DATASET ENTRIES:
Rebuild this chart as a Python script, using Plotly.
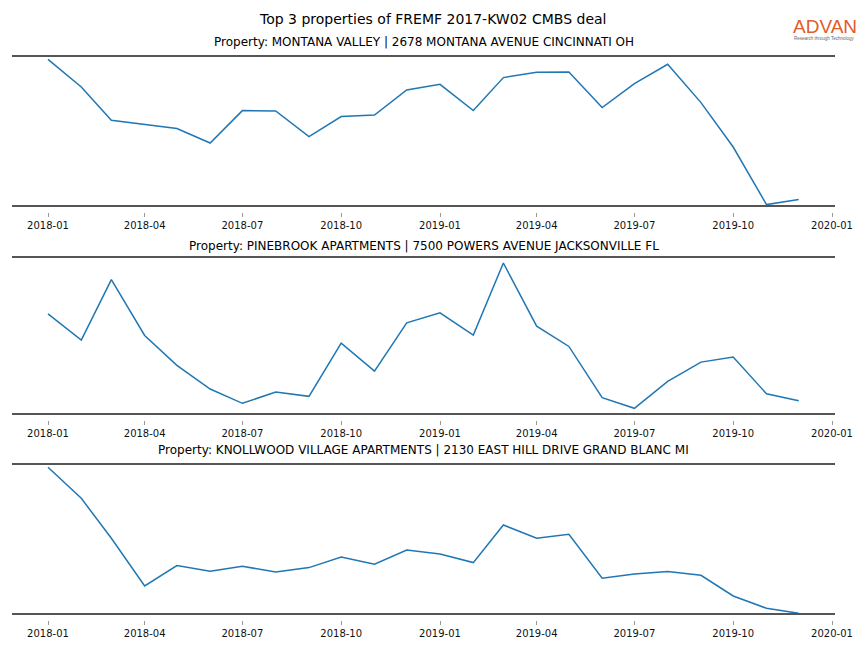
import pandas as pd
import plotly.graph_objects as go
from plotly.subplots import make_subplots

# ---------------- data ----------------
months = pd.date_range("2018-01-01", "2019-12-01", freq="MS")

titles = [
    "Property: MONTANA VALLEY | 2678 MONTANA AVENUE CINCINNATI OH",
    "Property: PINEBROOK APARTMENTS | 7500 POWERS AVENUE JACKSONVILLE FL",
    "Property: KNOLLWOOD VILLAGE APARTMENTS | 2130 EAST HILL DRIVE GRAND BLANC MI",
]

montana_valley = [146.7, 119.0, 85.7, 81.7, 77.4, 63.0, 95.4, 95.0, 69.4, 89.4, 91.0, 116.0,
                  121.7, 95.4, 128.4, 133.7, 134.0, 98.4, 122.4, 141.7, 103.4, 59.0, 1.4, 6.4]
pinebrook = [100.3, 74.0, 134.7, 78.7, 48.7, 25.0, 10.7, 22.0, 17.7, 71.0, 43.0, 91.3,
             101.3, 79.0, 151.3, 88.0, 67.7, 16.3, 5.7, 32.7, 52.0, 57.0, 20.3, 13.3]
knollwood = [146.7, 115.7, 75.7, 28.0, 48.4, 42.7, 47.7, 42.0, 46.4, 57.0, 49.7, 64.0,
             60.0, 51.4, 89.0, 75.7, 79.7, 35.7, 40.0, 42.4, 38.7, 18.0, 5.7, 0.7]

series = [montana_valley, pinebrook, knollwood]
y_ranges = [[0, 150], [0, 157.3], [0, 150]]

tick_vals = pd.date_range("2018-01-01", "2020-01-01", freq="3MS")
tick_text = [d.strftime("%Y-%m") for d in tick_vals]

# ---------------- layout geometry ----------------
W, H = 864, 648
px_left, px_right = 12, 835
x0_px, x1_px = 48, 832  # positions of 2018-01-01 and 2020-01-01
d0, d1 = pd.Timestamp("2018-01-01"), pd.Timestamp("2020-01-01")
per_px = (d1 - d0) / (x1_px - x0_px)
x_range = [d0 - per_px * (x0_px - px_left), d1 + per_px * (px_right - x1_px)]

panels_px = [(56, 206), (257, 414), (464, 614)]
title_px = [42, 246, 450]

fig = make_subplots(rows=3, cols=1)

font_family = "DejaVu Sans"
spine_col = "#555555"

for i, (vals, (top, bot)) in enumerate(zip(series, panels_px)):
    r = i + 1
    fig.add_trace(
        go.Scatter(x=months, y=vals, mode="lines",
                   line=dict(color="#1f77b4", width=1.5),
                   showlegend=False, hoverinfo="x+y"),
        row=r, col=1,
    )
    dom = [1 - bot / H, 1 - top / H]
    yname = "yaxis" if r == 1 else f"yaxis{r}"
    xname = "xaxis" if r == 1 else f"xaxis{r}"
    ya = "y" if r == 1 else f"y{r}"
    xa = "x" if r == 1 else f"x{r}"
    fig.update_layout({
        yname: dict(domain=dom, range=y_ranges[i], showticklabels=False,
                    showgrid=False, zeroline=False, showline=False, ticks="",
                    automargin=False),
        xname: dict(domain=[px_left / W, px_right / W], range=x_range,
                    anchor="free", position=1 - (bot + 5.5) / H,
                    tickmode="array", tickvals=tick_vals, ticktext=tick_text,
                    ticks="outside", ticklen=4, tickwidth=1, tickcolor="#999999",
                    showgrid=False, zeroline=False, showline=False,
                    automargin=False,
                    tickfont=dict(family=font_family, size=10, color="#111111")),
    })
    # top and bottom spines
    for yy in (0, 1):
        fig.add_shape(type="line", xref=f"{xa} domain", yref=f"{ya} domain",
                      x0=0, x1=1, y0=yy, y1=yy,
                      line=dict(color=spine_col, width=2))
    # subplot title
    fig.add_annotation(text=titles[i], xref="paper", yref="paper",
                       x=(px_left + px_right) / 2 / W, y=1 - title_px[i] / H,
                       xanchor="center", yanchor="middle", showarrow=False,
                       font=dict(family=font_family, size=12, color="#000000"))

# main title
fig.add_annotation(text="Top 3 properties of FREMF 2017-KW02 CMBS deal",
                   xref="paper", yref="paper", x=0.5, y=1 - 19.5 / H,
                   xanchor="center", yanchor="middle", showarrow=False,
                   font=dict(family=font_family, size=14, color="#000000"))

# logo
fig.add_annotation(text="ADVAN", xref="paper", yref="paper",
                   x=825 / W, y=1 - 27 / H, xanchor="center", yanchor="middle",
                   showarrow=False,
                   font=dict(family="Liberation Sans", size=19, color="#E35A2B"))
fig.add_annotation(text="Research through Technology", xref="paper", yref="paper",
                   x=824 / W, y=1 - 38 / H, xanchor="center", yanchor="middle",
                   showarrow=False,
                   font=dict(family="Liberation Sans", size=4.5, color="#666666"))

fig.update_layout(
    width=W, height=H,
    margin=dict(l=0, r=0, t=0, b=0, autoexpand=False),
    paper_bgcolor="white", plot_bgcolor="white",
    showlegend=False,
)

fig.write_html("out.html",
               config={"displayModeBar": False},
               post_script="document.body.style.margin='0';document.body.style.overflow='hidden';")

--

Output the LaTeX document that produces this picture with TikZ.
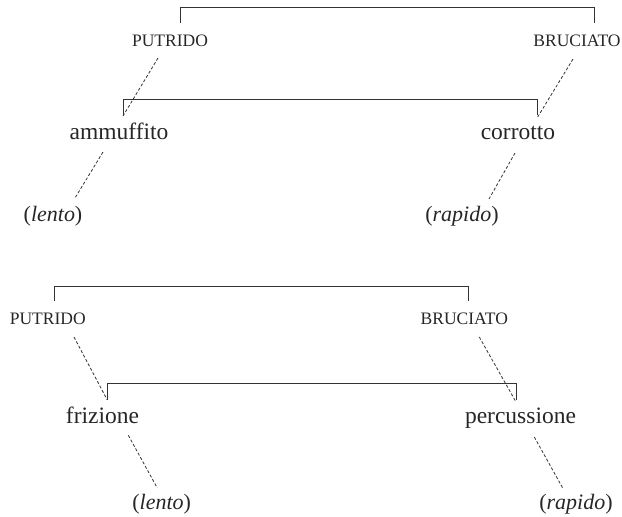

YOUR TASK: Pick out each line containing the string "document" and copy it.

THE ANSWER:
               post_script="document.body.style.margin='0';document.body.style.overflow='hidden';")
Output the LaTeX document that produces this picture with TikZ.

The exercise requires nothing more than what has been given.